### Data provided ###

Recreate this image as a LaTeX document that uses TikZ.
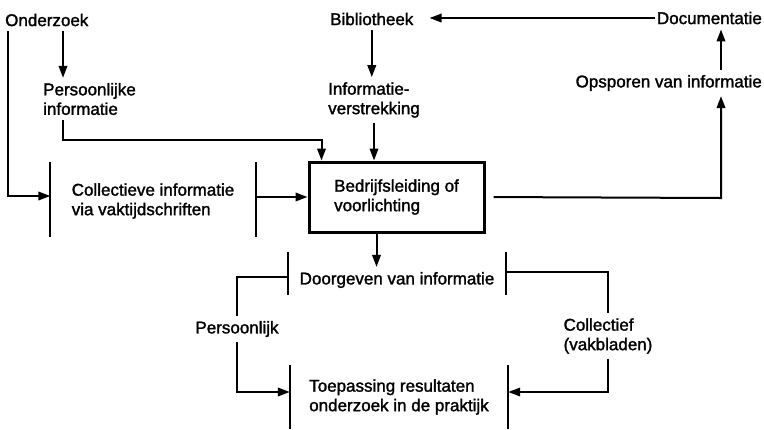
\documentclass[tikz,border=0pt]{standalone}
\usepackage{fontspec}
\usepackage{tikz}
\usetikzlibrary{arrows.meta}
\newfontfamily\lblfont{Liberation Sans}[FakeBold=1.6]

\begin{document}
\begin{tikzpicture}[x=1bp, y=-1bp,
		lbl/.style={font=\lblfont\fontsize{17bp}{19.5bp}\selectfont, align=left, inner xsep=2bp, inner ysep=5bp},
		ln/.style={line width=2bp},
		arr/.style={ln, -{Triangle[length=12bp, width=8.5bp]}}
	]
			% Page frame
			\useasboundingbox (0,0) rectangle (764,429);

			% Sources (top row)
			\node[lbl, anchor=west] (onderzoek) at (3,20) {Onderzoek};
			\node[lbl, anchor=west] (bibl) at (328,19) {Bibliotheek};
			\node[lbl, anchor=east] (docu) at (764,18) {Documentatie};

			% Second row
			\node[lbl, anchor=west] (persinfo) at (41,99) {Persoonlijke\\informatie};
			\node[lbl, anchor=west] (info) at (326,100) {Informatie-\\verstrekking};
			\node[lbl, anchor=east] (opsporen) at (764,83) {Opsporen van informatie};

			% Middle
			\node[lbl, minimum width=205bp] (coll) at (153,201) {Collectieve informatie\\via vaktijdschriften};
			\node[lbl, draw, line width=3bp, minimum width=175bp, minimum height=70bp, inner xsep=4bp] (box) at (396.5,197) {Bedrijfsleiding of\\voorlichting};

			% Lower part
			\node[lbl, minimum width=218bp] (door) at (397,280) {Doorgeven van informatie};
			\node[lbl] (persl) at (237,329) {Persoonlijk};
			\node[lbl] (collf) at (608,336) {Collectief\\(vakbladen)};
			\node[lbl, minimum width=218bp] (toep) at (399,397) {Toepassing resultaten\\onderzoek in de praktijk};

			% Side bars
			\foreach \n/\t/\b in {coll/16/13, door/15/2, toep/9/9} {
					\draw[ln] ([yshift=\t bp]\n.north west) -- ([yshift=-\b bp]\n.south west)
						([yshift=\t bp]\n.north east) -- ([yshift=-\b bp]\n.south east);
				}

			% Corner points
			\coordinate (lt) at (8,196);
			\coordinate (pl) at (63,140);
			\coordinate (rt) at (721,198);

			% Onderzoek
			\draw[arr] (lt |- onderzoek.south) -- (lt) -- (coll.west |- lt);
			\draw[arr] (pl |- onderzoek.south) -- (pl |- persinfo.north);
			\draw[arr] (pl |- persinfo.south) -- (pl) -| ([xshift=14bp]box.north west);

			% Bibliotheek
			\draw[arr] (bibl.south) -- (bibl.south |- info.north);
			\draw[arr] (info.south) -- (info.south |- box.north);
			\draw[arr, shorten >=14bp] (docu.west) -- (bibl.east |- docu.west);

			% Opsporen
			\draw[arr, shorten <=8bp] (box.east) -- (rt) -- (rt |- opsporen.south);
			\draw[arr] (rt |- opsporen.north) -- (rt |- docu.south);

			% Collectieve informatie
			\draw[arr] (coll.east |- box.west) -- (box.west);

			% Doorgeven
			\draw[arr] ([xshift=-20bp]box.south) -- ([xshift=-20bp]box.south |- door.north);
			\draw[ln] ([yshift=3bp]door.west) -| (persl.north);
			\draw[ln] ([yshift=8bp]door.east) -| (collf.north);
			\draw[arr] (persl.south) |- ([yshift=5bp]toep.west);
			\draw[arr] (collf.south) |- ([yshift=5bp]toep.east);
		\end{tikzpicture}
\end{document}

###

* **Written exercise**
Write out the lines from the start of the material to the line with "minimum width=218bp] (toep)", inclusive and exactly. Skip the pictures.

* **Written response**
Recreate this image as a LaTeX document that uses TikZ.
\documentclass[tikz,border=0pt]{standalone}
\usepackage{fontspec}
\usepackage{tikz}
\usetikzlibrary{arrows.meta}
\newfontfamily\lblfont{Liberation Sans}[FakeBold=1.6]

\begin{document}
\begin{tikzpicture}[x=1bp, y=-1bp,
		lbl/.style={font=\lblfont\fontsize{17bp}{19.5bp}\selectfont, align=left, inner xsep=2bp, inner ysep=5bp},
		ln/.style={line width=2bp},
		arr/.style={ln, -{Triangle[length=12bp, width=8.5bp]}}
	]
			% Page frame
			\useasboundingbox (0,0) rectangle (764,429);

			% Sources (top row)
			\node[lbl, anchor=west] (onderzoek) at (3,20) {Onderzoek};
			\node[lbl, anchor=west] (bibl) at (328,19) {Bibliotheek};
			\node[lbl, anchor=east] (docu) at (764,18) {Documentatie};

			% Second row
			\node[lbl, anchor=west] (persinfo) at (41,99) {Persoonlijke\\informatie};
			\node[lbl, anchor=west] (info) at (326,100) {Informatie-\\verstrekking};
			\node[lbl, anchor=east] (opsporen) at (764,83) {Opsporen van informatie};

			% Middle
			\node[lbl, minimum width=205bp] (coll) at (153,201) {Collectieve informatie\\via vaktijdschriften};
			\node[lbl, draw, line width=3bp, minimum width=175bp, minimum height=70bp, inner xsep=4bp] (box) at (396.5,197) {Bedrijfsleiding of\\voorlichting};

			% Lower part
			\node[lbl, minimum width=218bp] (door) at (397,280) {Doorgeven van informatie};
			\node[lbl] (persl) at (237,329) {Persoonlijk};
			\node[lbl] (collf) at (608,336) {Collectief\\(vakbladen)};
			\node[lbl, minimum width=218bp] (toep) at (399,397) {Toepassing resultaten\\onderzoek in de praktijk};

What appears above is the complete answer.